Exercise instructions -
Copy all of the material word for word, except for the pictures.
─── Given information ───
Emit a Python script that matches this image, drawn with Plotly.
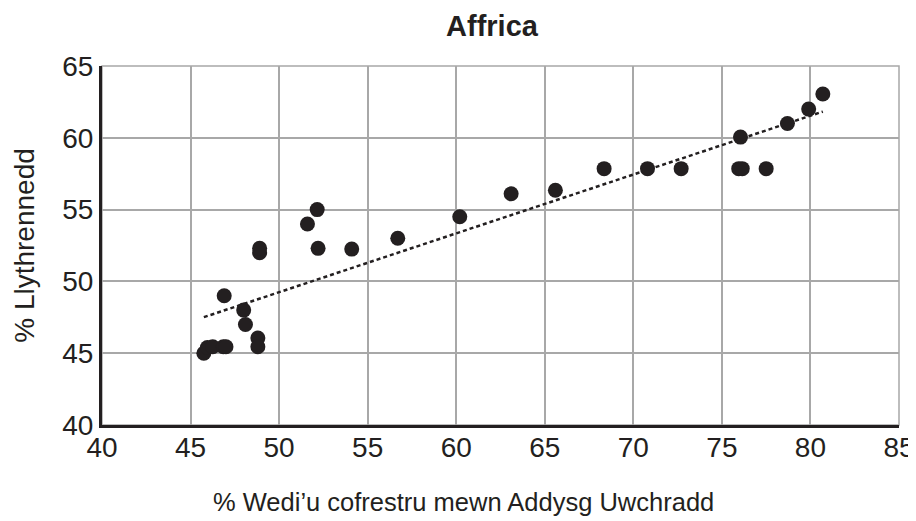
import numpy as np
import plotly.graph_objects as go

# % enrolled in secondary education
enrol = [45.75, 45.95, 46.25, 46.85, 47.0, 46.9, 48.0, 48.1, 48.8, 48.8, 48.9, 48.9,
         51.6, 52.15, 52.2, 54.1, 56.7, 60.2, 63.1, 65.6, 68.35, 70.8, 72.7,
         75.95, 76.15, 76.05, 77.5, 78.7, 79.9, 80.7]
# % literacy
literacy = [45.0, 45.4, 45.45, 45.45, 45.45, 49.0, 48.0, 47.0, 46.05, 45.45, 52.0, 52.3,
            54.0, 55.0, 52.3, 52.25, 53.0, 54.5, 56.1, 56.35, 57.85, 57.85, 57.85,
            57.85, 57.85, 60.05, 57.85, 61.0, 62.0, 63.05]

x_ticks = [40, 45, 50, 55, 60, 65, 70, 75, 80, 85]
y_ticks = [40, 45, 50, 55, 60, 65]

title_text = "Affrica"
x_title = "% Wedi’u cofrestru mewn Addysg Uwchradd"
y_title = "% Llythrennedd"

ink = "#231f20"
grid = "#a8a8a8"
font_main = "Liberation Sans, Arial, sans-serif"

xs = np.array(enrol)
ys = np.array(literacy)
m, c = np.polyfit(xs, ys, 1)
fit_x = [xs.min(), xs.max()]
fit_y = [m * v + c for v in fit_x]

fig = go.Figure()
fig.add_trace(go.Scatter(x=fit_x, y=fit_y, mode="lines",
                         line=dict(color=ink, width=2.5, dash="4px,3px"),
                         hoverinfo="skip", showlegend=False))
fig.add_trace(go.Scatter(x=enrol, y=literacy, mode="markers",
                         marker=dict(color=ink, size=15, line=dict(width=0)),
                         showlegend=False))

fig.update_layout(
    width=908, height=513,
    margin=dict(l=94, r=17, t=58, b=96),
    paper_bgcolor="white", plot_bgcolor="white",
    title=dict(text="<b>" + title_text + "</b>", x=0.533, xanchor="center", y=0.966, yanchor="middle",
               font=dict(family=font_main, size=29, color=ink)),
    font=dict(family=font_main, color=ink),
)
# light frame on the top and right edges of the plotting area
fig.add_shape(type="rect", xref="x domain", yref="y domain", x0=0, x1=1, y0=0, y1=1,
              line=dict(color=grid, width=1.5), layer="below")
fig.add_annotation(text=x_title, xref="paper", yref="paper", x=0.453, y=-0.214,
                   xanchor="center", yanchor="middle", showarrow=False,
                   font=dict(family=font_main, size=25.5, color=ink))
fig.update_xaxes(range=[40, 85], tickvals=x_ticks, ticktext=[str(v) for v in x_ticks],
                 showgrid=True, gridcolor=grid, gridwidth=1.5,
                 showline=True, linecolor=ink, linewidth=3, zeroline=False,
                 ticks="", tickfont=dict(size=28, color=ink), automargin=False,
                 ticklabeloverflow="allow", ticklabelstandoff=-5)
fig.update_yaxes(range=[40, 65], tickvals=y_ticks, ticktext=[str(v) for v in y_ticks],
                 showgrid=True, gridcolor=grid, gridwidth=1.5,
                 showline=True, linecolor=ink, linewidth=3, zeroline=False,
                 ticks="", tickfont=dict(size=28, color=ink), automargin=False,
                 ticklabeloverflow="allow",
                 title=dict(text=y_title, font=dict(size=28, color=ink), standoff=20))

fig.write_html("out.html")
───
Solution for this problem -
Emit a Python script that matches this image, drawn with Plotly.
import numpy as np
import plotly.graph_objects as go

# % enrolled in secondary education
enrol = [45.75, 45.95, 46.25, 46.85, 47.0, 46.9, 48.0, 48.1, 48.8, 48.8, 48.9, 48.9,
         51.6, 52.15, 52.2, 54.1, 56.7, 60.2, 63.1, 65.6, 68.35, 70.8, 72.7,
         75.95, 76.15, 76.05, 77.5, 78.7, 79.9, 80.7]
# % literacy
literacy = [45.0, 45.4, 45.45, 45.45, 45.45, 49.0, 48.0, 47.0, 46.05, 45.45, 52.0, 52.3,
            54.0, 55.0, 52.3, 52.25, 53.0, 54.5, 56.1, 56.35, 57.85, 57.85, 57.85,
            57.85, 57.85, 60.05, 57.85, 61.0, 62.0, 63.05]

x_ticks = [40, 45, 50, 55, 60, 65, 70, 75, 80, 85]
y_ticks = [40, 45, 50, 55, 60, 65]

title_text = "Affrica"
x_title = "% Wedi’u cofrestru mewn Addysg Uwchradd"
y_title = "% Llythrennedd"

ink = "#231f20"
grid = "#a8a8a8"
font_main = "Liberation Sans, Arial, sans-serif"

xs = np.array(enrol)
ys = np.array(literacy)
m, c = np.polyfit(xs, ys, 1)
fit_x = [xs.min(), xs.max()]
fit_y = [m * v + c for v in fit_x]

fig = go.Figure()
fig.add_trace(go.Scatter(x=fit_x, y=fit_y, mode="lines",
                         line=dict(color=ink, width=2.5, dash="4px,3px"),
                         hoverinfo="skip", showlegend=False))
fig.add_trace(go.Scatter(x=enrol, y=literacy, mode="markers",
                         marker=dict(color=ink, size=15, line=dict(width=0)),
                         showlegend=False))

fig.update_layout(
    width=908, height=513,
    margin=dict(l=94, r=17, t=58, b=96),
    paper_bgcolor="white", plot_bgcolor="white",
    title=dict(text="<b>" + title_text + "</b>", x=0.533, xanchor="center", y=0.966, yanchor="middle",
               font=dict(family=font_main, size=29, color=ink)),
    font=dict(family=font_main, color=ink),
)
# light frame on the top and right edges of the plotting area
fig.add_shape(type="rect", xref="x domain", yref="y domain", x0=0, x1=1, y0=0, y1=1,
              line=dict(color=grid, width=1.5), layer="below")
fig.add_annotation(text=x_title, xref="paper", yref="paper", x=0.453, y=-0.214,
                   xanchor="center", yanchor="middle", showarrow=False,
                   font=dict(family=font_main, size=25.5, color=ink))
fig.update_xaxes(range=[40, 85], tickvals=x_ticks, ticktext=[str(v) for v in x_ticks],
                 showgrid=True, gridcolor=grid, gridwidth=1.5,
                 showline=True, linecolor=ink, linewidth=3, zeroline=False,
                 ticks="", tickfont=dict(size=28, color=ink), automargin=False,
                 ticklabeloverflow="allow", ticklabelstandoff=-5)
fig.update_yaxes(range=[40, 65], tickvals=y_ticks, ticktext=[str(v) for v in y_ticks],
                 showgrid=True, gridcolor=grid, gridwidth=1.5,
                 showline=True, linecolor=ink, linewidth=3, zeroline=False,
                 ticks="", tickfont=dict(size=28, color=ink), automargin=False,
                 ticklabeloverflow="allow",
                 title=dict(text=y_title, font=dict(size=28, color=ink), standoff=20))

fig.write_html("out.html")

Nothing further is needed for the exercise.